OOC: Campaign Goals

January 19, 2008 22:04

Sgëno, Portalites! You may know me from the Forgotten Realms campaign I DM, The Crusade. For a long time, I’ve wanted to try out some new systems, particular in some real-world settings, and this Christmas I finally got my hands on one that looks like it will work: The Savage World of Solomon Kane, using Pinnacle’s Savage Worlds system.

You see, I rewild. Earth skills (a.k.a., “primitive skills”) play a huge part in that, but that only gives you a beginning. A huge part of rewilding involves becoming native to a specific place. And that, too, involves a lot of things you might naturally think of, like tracking and hiking and getting in plenty of “dirt time.” But ask any traditional person, and they’ll tell you that the most important things they have that connect them to their family and land come from their traditions, and the stories they tell.

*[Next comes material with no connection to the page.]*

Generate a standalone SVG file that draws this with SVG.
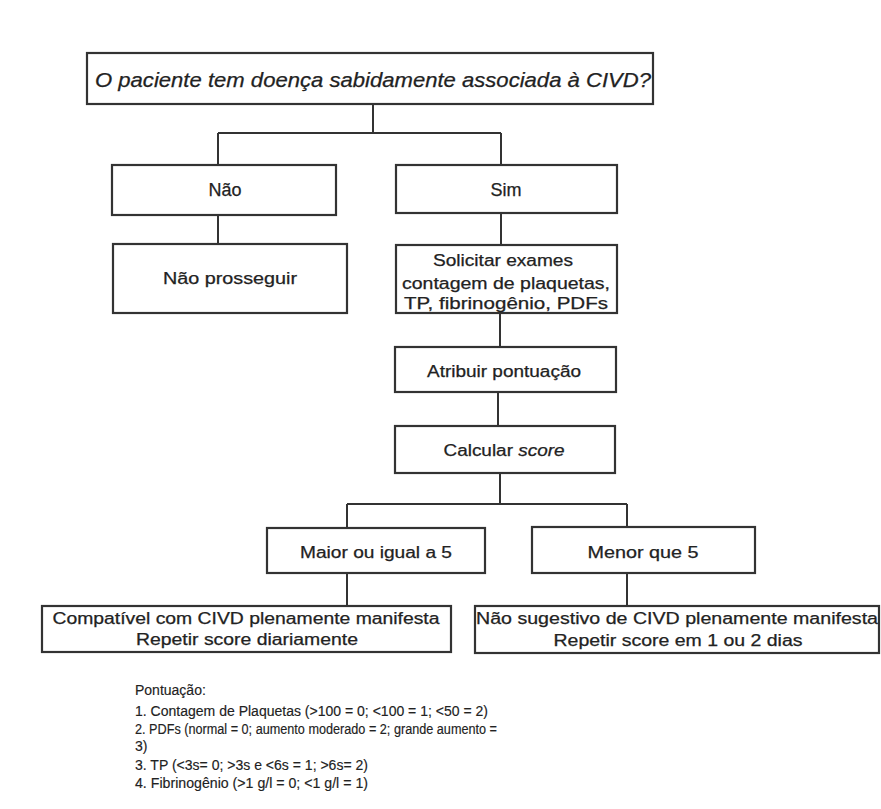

RPGs can do more than simply emulate ritual they can become a ritual discourse. We use songs and stories to resolve questions and harmonize ourselves with the patterns and rhythms around us. Animists recognize how stories act like people, acting in accordance with the local land and the passing seasons like anyone else; they come and go as they please. Hence, why I have so long advocated for an RPG campaign in a real-world setting: so that I could use the RPG to begin the rudimentary foundations of a ritual and mythic discourse, and begin harmonizing with the legends, stories, rhythms and patterns of the land we’ve begun reconnecting with.

This presents a rudimentary and rushed summary; I wrote on this subject far more fully in “The Fifth World Manifesto,” declaring the RPG we still continue working on.

So, that gives me a few goals for this campaign:

  1. Help my “tribe” begin to develop some personal myths they can connect through.
  2. Use those personal myths to connect them to the myths and legends of our land.
  3. See what I can do to weave stories that reflect seasonality and locality, i.e., play “winter stories” in winter, “spring stories” in spring, and so on.
  4. Develop my ability to speak with E-Primitive. Robert Anton Wilson explained E-Prime admirably in “Toward Understanding E-Prime,” and David Abram described the ways in which native languages connect them to their place incredibly in Spell of the Sensuous, which I tried to capture some of in my review. So, what some rewilders have dubbed “E-Primitive” combines some of those ideas to try to rehabilitate the English language, and use our language to draw us deeper into relationship with the other-than-human world, rather than alienate us further from it. Breaking that down a bit, when I say I want to develop my ability to speak E-Primitively, I mean:
    1. Don’t use the verb “to be.”
    2. Use more verbs and fewer nouns.
    3. Emphasize synaesthetic description.
  5. Rehabilitate my nigh-broken ability to tell stories. This one may not need nearly the explanation as previous points, but it still presses the point that I feel most sharply. I don’t think that I tell stories very well right now, and I desperately want to change that. The only way to do that, as far as I know, involves trying.

So, now you see what I hope to get out of this campaign. Hopefully next my players will write up what they hope to get out of it. The next OOC post will talk about the mythology we’ve started playing with here; the local legends we’ve woven in, as well as the stories of Solomon Kane.